-- START ENTRIES PROVIDED --

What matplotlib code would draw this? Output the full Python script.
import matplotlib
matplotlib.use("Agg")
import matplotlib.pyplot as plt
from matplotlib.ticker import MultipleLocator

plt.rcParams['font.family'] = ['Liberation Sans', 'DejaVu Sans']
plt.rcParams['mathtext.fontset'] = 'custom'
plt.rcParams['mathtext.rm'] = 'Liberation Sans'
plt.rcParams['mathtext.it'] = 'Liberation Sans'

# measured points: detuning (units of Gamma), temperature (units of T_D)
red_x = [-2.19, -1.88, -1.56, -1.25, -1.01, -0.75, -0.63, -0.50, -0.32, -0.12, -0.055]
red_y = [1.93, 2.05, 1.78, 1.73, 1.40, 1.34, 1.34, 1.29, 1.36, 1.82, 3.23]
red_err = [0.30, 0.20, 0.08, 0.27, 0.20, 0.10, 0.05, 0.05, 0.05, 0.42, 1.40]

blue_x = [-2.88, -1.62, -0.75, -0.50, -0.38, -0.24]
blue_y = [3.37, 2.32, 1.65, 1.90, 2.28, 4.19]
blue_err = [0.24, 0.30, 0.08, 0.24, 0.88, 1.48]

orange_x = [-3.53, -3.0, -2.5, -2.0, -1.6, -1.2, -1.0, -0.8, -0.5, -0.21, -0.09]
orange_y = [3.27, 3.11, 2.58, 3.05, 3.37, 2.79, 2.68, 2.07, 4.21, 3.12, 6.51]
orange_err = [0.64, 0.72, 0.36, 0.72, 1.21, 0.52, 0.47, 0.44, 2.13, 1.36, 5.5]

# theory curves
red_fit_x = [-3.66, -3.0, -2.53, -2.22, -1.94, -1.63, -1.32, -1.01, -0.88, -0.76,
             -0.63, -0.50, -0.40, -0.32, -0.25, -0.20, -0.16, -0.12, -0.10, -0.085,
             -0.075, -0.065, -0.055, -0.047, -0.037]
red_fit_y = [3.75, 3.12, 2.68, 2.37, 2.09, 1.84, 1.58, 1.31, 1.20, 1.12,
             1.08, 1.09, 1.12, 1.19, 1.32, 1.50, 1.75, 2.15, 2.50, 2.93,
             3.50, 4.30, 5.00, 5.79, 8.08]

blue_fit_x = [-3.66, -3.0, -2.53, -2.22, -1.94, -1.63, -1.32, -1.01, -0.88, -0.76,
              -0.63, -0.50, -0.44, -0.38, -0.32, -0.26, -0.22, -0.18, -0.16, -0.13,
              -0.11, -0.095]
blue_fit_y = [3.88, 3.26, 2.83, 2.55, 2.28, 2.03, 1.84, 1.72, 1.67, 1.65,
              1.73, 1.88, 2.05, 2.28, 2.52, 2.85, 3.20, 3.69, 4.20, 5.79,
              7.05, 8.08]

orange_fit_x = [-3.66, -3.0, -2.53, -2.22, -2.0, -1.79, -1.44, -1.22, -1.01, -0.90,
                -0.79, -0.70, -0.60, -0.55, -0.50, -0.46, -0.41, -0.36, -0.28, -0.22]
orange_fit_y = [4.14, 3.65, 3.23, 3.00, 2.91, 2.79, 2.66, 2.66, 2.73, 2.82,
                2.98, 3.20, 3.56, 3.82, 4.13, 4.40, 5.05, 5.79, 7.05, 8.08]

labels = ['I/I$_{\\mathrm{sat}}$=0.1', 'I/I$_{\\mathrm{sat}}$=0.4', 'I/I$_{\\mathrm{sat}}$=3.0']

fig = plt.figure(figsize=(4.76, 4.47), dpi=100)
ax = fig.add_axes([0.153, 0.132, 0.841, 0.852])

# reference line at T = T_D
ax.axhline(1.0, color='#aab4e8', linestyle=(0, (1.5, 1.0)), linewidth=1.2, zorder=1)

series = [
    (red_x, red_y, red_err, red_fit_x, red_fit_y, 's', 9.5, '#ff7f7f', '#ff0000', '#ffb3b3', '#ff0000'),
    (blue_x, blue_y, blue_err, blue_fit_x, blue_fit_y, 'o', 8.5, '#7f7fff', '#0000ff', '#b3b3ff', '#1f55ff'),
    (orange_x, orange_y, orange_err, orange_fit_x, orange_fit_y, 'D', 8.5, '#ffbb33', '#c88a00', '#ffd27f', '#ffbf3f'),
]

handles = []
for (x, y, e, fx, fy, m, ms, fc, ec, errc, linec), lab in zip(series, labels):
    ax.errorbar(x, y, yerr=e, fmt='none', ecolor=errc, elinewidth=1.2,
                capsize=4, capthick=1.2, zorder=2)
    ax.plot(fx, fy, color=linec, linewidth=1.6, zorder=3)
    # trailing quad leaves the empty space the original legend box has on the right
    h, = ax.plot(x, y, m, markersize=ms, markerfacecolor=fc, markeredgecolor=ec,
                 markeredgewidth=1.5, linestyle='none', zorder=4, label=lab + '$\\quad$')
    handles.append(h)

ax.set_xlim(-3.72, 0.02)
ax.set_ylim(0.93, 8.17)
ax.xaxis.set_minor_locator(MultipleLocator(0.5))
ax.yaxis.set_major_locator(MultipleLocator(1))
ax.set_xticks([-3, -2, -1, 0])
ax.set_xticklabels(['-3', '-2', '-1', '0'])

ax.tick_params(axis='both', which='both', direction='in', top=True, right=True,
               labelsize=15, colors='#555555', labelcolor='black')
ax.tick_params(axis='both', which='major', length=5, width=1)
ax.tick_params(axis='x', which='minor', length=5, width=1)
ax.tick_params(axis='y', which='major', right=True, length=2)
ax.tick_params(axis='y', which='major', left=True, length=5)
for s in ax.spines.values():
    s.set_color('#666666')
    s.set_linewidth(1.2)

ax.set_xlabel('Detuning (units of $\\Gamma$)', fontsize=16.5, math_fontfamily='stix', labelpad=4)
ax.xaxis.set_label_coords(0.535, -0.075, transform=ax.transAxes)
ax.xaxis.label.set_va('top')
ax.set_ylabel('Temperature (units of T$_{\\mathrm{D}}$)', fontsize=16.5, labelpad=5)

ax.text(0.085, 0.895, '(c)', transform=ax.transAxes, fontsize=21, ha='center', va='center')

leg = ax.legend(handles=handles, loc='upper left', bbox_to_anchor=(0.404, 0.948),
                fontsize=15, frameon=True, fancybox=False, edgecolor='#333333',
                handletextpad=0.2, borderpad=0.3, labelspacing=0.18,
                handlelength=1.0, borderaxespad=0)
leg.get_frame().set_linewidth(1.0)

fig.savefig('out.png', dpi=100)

-- END ENTRIES PROVIDED --
-- START ENTRIES PROVIDED --

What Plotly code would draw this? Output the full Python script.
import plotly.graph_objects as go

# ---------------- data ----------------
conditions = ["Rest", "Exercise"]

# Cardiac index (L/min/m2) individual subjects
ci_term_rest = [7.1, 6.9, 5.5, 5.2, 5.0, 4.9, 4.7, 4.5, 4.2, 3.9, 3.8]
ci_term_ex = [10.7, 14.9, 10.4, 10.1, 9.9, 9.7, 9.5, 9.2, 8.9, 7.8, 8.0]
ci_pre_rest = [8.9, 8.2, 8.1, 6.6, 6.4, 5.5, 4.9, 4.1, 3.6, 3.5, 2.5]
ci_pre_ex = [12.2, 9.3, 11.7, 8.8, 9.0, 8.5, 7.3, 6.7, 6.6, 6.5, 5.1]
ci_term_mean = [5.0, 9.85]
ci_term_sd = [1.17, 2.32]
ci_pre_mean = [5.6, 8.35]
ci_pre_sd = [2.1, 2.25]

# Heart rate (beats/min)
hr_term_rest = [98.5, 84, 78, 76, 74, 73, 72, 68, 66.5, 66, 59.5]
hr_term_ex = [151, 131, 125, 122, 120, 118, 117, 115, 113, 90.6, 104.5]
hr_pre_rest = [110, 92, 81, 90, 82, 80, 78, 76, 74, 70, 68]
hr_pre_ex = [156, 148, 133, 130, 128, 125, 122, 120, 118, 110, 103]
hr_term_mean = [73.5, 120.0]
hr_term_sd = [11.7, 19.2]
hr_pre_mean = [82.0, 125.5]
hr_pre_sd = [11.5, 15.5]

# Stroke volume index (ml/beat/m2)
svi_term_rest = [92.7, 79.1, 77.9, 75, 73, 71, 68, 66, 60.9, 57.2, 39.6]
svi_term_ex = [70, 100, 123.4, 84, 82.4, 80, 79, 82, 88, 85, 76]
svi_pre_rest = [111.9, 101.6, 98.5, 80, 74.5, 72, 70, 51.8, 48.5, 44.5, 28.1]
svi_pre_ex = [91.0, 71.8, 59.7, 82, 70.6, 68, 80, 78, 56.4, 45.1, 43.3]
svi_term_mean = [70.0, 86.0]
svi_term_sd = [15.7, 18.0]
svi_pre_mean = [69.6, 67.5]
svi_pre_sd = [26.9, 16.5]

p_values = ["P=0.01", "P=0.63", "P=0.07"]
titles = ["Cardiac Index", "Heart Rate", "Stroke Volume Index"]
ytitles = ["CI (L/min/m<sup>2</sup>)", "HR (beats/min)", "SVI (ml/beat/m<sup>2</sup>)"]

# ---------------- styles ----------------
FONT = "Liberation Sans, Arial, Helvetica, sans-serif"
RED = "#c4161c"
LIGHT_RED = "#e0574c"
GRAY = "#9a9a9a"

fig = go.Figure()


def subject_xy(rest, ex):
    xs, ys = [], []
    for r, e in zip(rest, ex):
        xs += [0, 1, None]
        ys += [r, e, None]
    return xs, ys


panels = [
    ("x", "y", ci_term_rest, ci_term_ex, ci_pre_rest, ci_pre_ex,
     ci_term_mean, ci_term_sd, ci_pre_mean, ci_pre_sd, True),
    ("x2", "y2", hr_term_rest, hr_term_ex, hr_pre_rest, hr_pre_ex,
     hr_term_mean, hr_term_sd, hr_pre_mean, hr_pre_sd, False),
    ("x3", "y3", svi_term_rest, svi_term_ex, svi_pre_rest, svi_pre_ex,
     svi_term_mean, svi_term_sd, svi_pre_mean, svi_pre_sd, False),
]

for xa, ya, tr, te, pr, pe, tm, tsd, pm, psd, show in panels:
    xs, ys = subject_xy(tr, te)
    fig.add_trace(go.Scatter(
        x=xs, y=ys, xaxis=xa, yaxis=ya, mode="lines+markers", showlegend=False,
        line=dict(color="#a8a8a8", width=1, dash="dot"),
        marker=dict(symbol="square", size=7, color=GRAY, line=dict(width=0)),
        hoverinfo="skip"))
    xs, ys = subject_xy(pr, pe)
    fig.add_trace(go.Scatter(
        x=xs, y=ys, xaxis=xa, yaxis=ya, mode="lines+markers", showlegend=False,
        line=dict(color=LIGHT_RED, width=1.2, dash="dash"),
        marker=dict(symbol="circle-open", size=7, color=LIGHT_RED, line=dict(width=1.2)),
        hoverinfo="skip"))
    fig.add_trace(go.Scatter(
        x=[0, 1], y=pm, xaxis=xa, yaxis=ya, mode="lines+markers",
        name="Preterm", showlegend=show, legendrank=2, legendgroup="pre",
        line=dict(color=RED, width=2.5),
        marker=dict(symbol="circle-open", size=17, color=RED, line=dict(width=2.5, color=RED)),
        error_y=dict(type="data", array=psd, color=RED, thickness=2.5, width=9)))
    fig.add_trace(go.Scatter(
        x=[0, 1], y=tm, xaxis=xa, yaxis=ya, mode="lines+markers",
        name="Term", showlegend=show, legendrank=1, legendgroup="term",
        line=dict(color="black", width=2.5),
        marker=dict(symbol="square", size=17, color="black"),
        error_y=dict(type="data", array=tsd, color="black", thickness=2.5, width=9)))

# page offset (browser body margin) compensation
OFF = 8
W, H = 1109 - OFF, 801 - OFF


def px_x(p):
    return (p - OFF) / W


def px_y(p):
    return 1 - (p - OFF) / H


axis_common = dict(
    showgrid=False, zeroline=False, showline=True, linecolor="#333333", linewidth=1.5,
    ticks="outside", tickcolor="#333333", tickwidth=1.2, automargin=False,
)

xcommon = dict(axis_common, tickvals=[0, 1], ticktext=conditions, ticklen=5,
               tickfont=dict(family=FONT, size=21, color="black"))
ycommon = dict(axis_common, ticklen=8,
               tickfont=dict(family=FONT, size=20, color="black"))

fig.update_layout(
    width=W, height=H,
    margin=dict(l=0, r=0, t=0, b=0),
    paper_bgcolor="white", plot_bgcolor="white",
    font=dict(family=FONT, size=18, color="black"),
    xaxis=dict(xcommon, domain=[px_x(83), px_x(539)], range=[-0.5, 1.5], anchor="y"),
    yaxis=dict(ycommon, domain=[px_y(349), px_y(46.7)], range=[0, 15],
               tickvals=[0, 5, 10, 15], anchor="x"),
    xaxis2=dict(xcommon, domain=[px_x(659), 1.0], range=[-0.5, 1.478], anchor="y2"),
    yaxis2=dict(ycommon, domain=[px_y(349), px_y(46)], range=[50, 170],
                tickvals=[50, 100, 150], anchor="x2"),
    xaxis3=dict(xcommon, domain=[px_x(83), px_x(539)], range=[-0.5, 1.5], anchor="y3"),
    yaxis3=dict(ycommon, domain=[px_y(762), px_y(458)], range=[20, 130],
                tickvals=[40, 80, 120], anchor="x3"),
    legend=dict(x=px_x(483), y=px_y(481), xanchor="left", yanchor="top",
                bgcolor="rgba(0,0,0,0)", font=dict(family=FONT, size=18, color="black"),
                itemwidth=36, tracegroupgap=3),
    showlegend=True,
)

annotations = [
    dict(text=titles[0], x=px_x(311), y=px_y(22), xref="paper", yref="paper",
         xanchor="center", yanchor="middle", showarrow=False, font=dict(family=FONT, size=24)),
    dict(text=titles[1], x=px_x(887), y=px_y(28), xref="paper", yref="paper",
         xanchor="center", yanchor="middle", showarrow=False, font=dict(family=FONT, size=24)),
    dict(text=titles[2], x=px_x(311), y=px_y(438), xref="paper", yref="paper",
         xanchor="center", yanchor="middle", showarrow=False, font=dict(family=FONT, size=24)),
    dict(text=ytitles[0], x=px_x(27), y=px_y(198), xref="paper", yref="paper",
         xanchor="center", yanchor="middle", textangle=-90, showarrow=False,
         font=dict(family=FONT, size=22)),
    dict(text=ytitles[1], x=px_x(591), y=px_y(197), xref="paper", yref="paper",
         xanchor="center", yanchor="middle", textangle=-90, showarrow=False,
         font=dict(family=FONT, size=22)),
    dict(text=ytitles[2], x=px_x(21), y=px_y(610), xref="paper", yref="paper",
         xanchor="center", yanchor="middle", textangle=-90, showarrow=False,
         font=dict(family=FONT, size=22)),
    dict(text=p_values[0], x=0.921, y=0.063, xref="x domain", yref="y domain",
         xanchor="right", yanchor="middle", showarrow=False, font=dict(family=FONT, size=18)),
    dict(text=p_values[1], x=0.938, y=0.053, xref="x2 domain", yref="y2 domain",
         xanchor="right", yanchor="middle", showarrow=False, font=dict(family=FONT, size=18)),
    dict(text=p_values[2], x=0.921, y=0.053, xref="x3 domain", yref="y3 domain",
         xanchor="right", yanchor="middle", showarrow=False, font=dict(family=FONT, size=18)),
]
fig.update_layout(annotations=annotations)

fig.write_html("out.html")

-- END ENTRIES PROVIDED --

> **REQUIREMENT**: Retype, in the same exact form, the lines of the material above from the line holding "What matplotlib code" through the line holding "2.13, 1.36, 5.5]".

> **SOLUTION FOR THIS PROBLEM**:
What matplotlib code would draw this? Output the full Python script.
import matplotlib
matplotlib.use("Agg")
import matplotlib.pyplot as plt
from matplotlib.ticker import MultipleLocator

plt.rcParams['font.family'] = ['Liberation Sans', 'DejaVu Sans']
plt.rcParams['mathtext.fontset'] = 'custom'
plt.rcParams['mathtext.rm'] = 'Liberation Sans'
plt.rcParams['mathtext.it'] = 'Liberation Sans'

# measured points: detuning (units of Gamma), temperature (units of T_D)
red_x = [-2.19, -1.88, -1.56, -1.25, -1.01, -0.75, -0.63, -0.50, -0.32, -0.12, -0.055]
red_y = [1.93, 2.05, 1.78, 1.73, 1.40, 1.34, 1.34, 1.29, 1.36, 1.82, 3.23]
red_err = [0.30, 0.20, 0.08, 0.27, 0.20, 0.10, 0.05, 0.05, 0.05, 0.42, 1.40]

blue_x = [-2.88, -1.62, -0.75, -0.50, -0.38, -0.24]
blue_y = [3.37, 2.32, 1.65, 1.90, 2.28, 4.19]
blue_err = [0.24, 0.30, 0.08, 0.24, 0.88, 1.48]

orange_x = [-3.53, -3.0, -2.5, -2.0, -1.6, -1.2, -1.0, -0.8, -0.5, -0.21, -0.09]
orange_y = [3.27, 3.11, 2.58, 3.05, 3.37, 2.79, 2.68, 2.07, 4.21, 3.12, 6.51]
orange_err = [0.64, 0.72, 0.36, 0.72, 1.21, 0.52, 0.47, 0.44, 2.13, 1.36, 5.5]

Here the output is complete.